Plus sérieusement, ce dispositif fiscal finance l’acquisition d’œuvres ou d’instruments de musique « pour les exposer au public ». Il faut ici préciser que lorsqu’on parle d’une œuvre d’art « exposée au public » on entend « exposée dans les parties communes », c’est-à-dire hors des bureaux ; il faut être subtil ! Imaginez la scène d’un contrôle fiscal dans une entreprise qui consisterait à regarder l’emplacement de chaque œuvre d’art…
Cette déduction n’est pas utilisée.

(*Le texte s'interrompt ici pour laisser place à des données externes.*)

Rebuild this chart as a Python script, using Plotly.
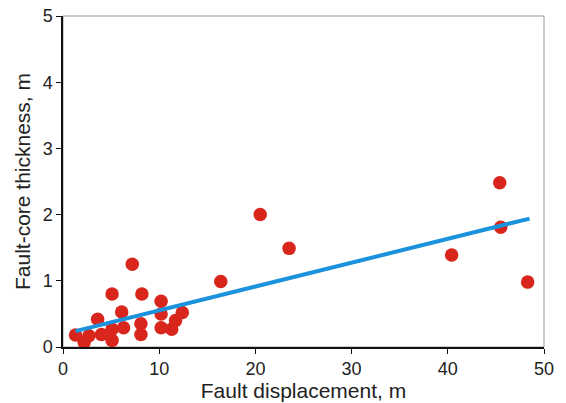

Elle ne coûte « que » 3 millions d’euros, alors même que le montant de remboursement peut s’élever jusqu’à 0, 5 ‰ du chiffre d’affaires. Pour un groupe comme Kering de M. François Pinault, cela signifie 8 822 000 euros, assez finalement pour prendre goût à l’art et « soutenir le marché de l’art », selon les mots du ministère de la culture – « s’approprier le marché de l’art », devrait-on dire.
Nous ne savons pas combien d’entreprises en profitent ni lesquelles : on peut voir là un signe de la fiabilité du contrôle de cette mesure, dont on nous demande de voter la prorogation.
La contribution des entreprises à l’art, qui leur permet au passage de diminuer leur taux d’imposition, peut s’effectuer au travers d’autres dispositifs fiscaux. Par exemple, une entreprise soumise à l’impôt sur les sociétés peut déduire 90 % du montant de ses versements pour l’achat de biens culturels présentant le caractère de trésors nationaux et, sur dérogation, pour d’autres types de biens culturels.
Ce dispositif de soutien à l’acquisition d’un bien procède d’un renversement du rôle de l’État. En effet, l’État impécunieux devrait être suppléé par les entreprises pour assumer ses missions. Or, alors même qu’il consent à une réduction d’impôt, cette niche fiscale serait multipliée par 6, 5 en 2023 pour un montant de 39 millions d’euros, le tout alors que seulement neuf entreprises daignent faire des « cadeaux » à la puissance publique.